Source: Top 8 at 2014 Greeley Kotei. Went to 3 Kotei total. Lost all but 1 game to Lion / Crane. Won all but one game against the rest of the field.

Edited by Nickciufi

From what I can see, it seems that clans like the Phoenix and Dragon will be a bit more complex, mechanically, than some other clans, but with a potential for very big payoffs. Most of us who already have clans selected will probably just stick with our favorites no matter how they work, but for new players, this may present a good spectrum of complexity, especially for those not already experienced in such games. I just hope they don't make it so complex as to weaken Phoenix' chances of winning altogether and drive newbies away from trying the clan.

I really like the unique mechanics of both the Dragon & Phoenix and how they interact with the Rings but do not need to take specific actions or build specific one-trick decks in order to gain access to said rings.

My concern is that Dragon seem to be able to access and use the rings whether they are claimed or unclaimed, whereas the revealed Phoenix require either you to be a specific ring conflict or being in the possession of a ring already...which can be easily played against by a smart play, by taking the rings you'd likely be targeting first if they dump a lot of their honour in the early rounds to gain initiative.

I'm looking forward to seeing spells/kiho and how they interact as well as a wider sample base of Phoenix personalities.

2 minutes ago, AsakoDaihmon said:

I really like the unique mechanics of both the Dragon & Phoenix and how they interact with the Rings but do not need to take specific actions or build specific one-trick decks in order to gain access to said rings.

My concern is that Dragon seem to be able to access and use the rings whether they are claimed or unclaimed, whereas the revealed Phoenix require either you to be a specific ring conflict or being in the possession of a ring already...which can be easily played against by a smart play, by taking the rings you'd likely be targeting first if they dump a lot of their honour in the early rounds to gain initiative.

I'm looking forward to seeing spells/kiho and how they interact as well as a wider sample base of Phoenix personalities.

My speculation assumes all abilities can be used from home and while bowed (see Shinjo Outrider and Border Rider) and that speculation currently extends to Phoenix personalities that require control of certain rings. The requirement of controlling a ring before activating an ability seems steep if they also must be unbowed and in conflict. I don't know for sure, though.

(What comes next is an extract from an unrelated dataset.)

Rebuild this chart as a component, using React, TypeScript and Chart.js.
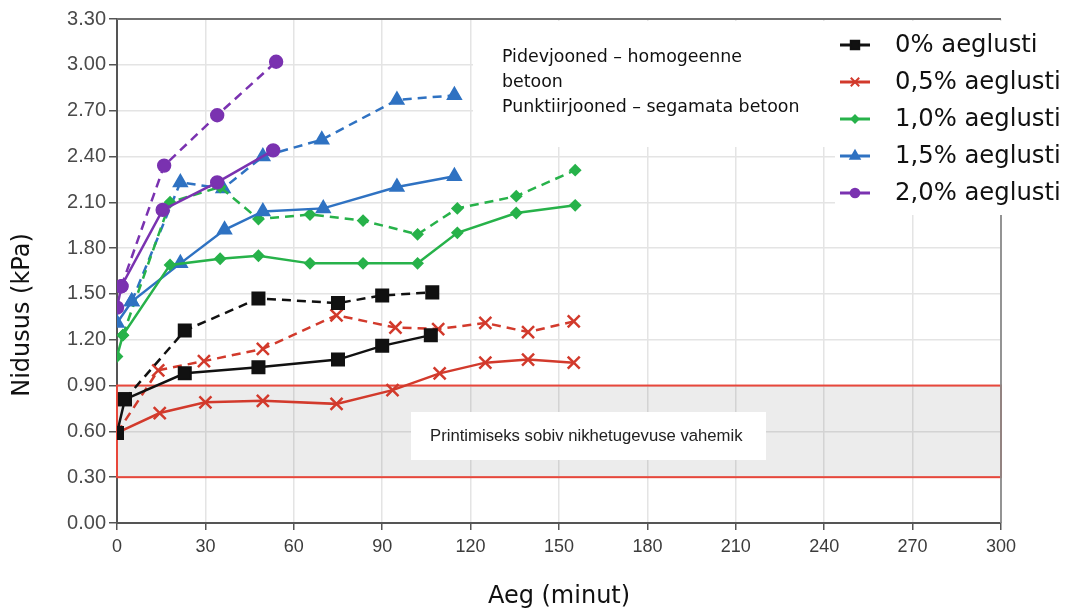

That said, the Phoenix have an ability to switch rings around - in order to grab or protect ones they might want - and that seems unique to them.

I will say that the pacifism of the Phoenix is clear. They don't get super charged until some rings are claimed, so they want to hold off on attacks until their opponent brings one up. The phoenix hopefully win that conflict and turn on their abilities for the counterattack.